[Python-ideas] Implementation of shutil.move

David Townshend aquavitae69 at gmail.com
Mon Aug 15 22:15:05 CEST 2011

On Mon, Aug 15, 2011 at 7:24 PM, Guido van Rossum <guido at python.org> wrote:

> I know I'm late to the party, but I'm surprised that the existing
> behavior of move() is considered problematic. It carefully mimics the
> default behavior of the Unix "mv" command.

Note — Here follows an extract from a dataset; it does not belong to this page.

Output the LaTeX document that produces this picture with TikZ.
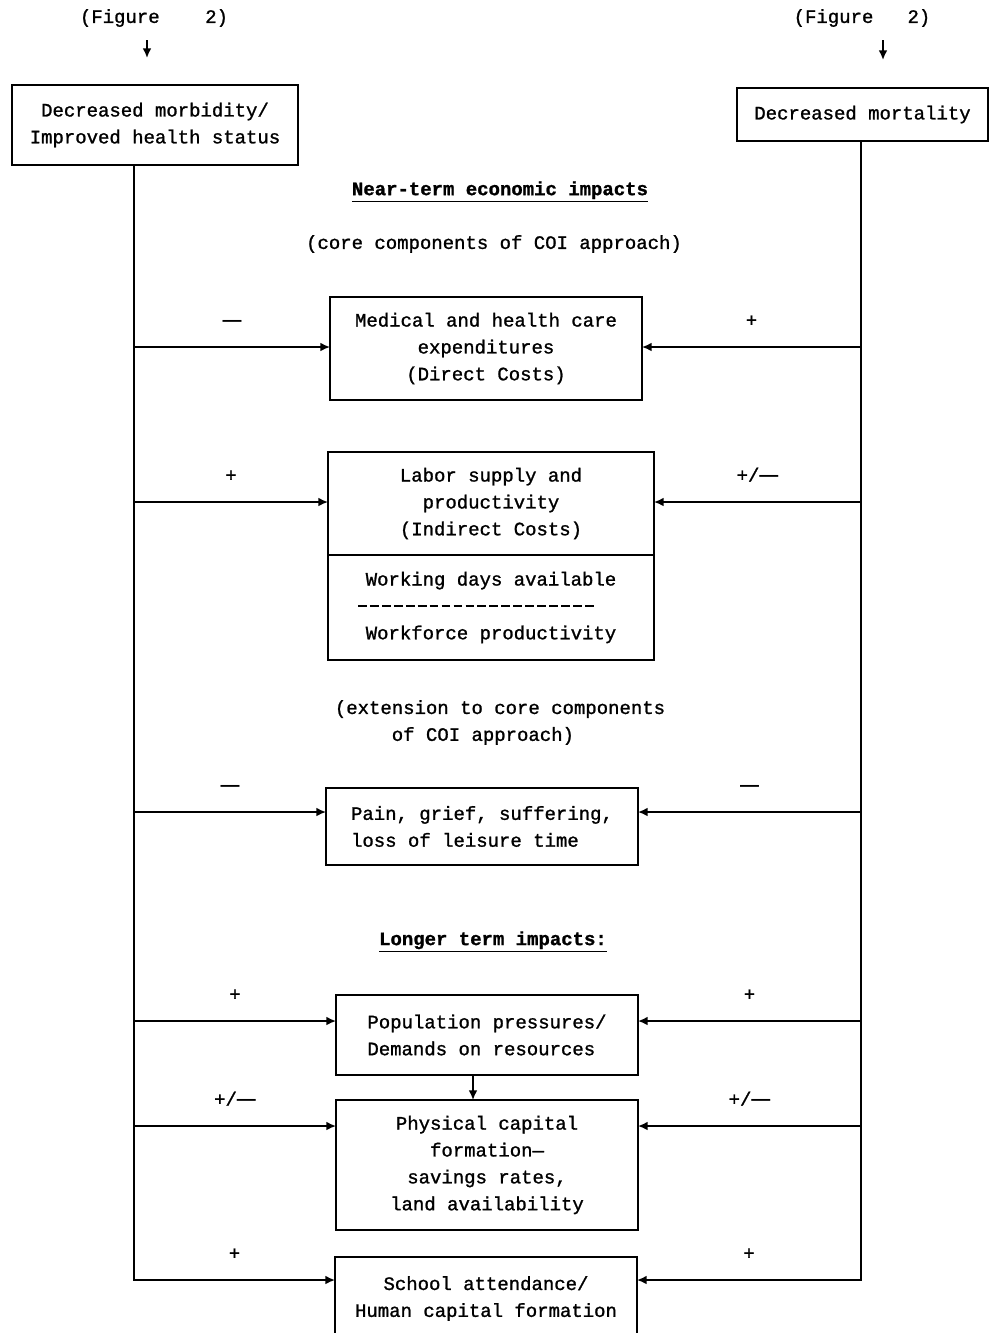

But "mv" does allow the "-i" (interactive) and "-n" (no-clobber) arguments,
which move() doesn't.

> Doing a move or rename atomically with the provision that it fails
> reliably when the target exists might be useful in some cases, but it
> seems to be more related to filesystem-based locking, which is known
> to be hard in a cross-platform way. (It also seems that some folks on
> the thread have ignored Windows in their use of the term
> "cross-platform".)

That's certainly what I've found in trying to do it! But it seems that it
should be possible on most systems, just each in a different way.  On
windows, it should be as easy as trying os.open(file, os.O_EXEC|os.O_CREAT)
first since windows appears to lock a file to a process when its opened.
 Linux ext file systems (arguably the most common) support an immutable
attribute, also effectively locking the file.  I think that reiserFS and XFS
both has similar features.  Unfortunately I have no experience with OSX or
HPFS so I'm not sure how it would work on a Mac.

This is quite a lot to implement though, so whether its worth it is another
matter... especially since it would be far easier (although slower) to just
copy/remove if it really is a problem.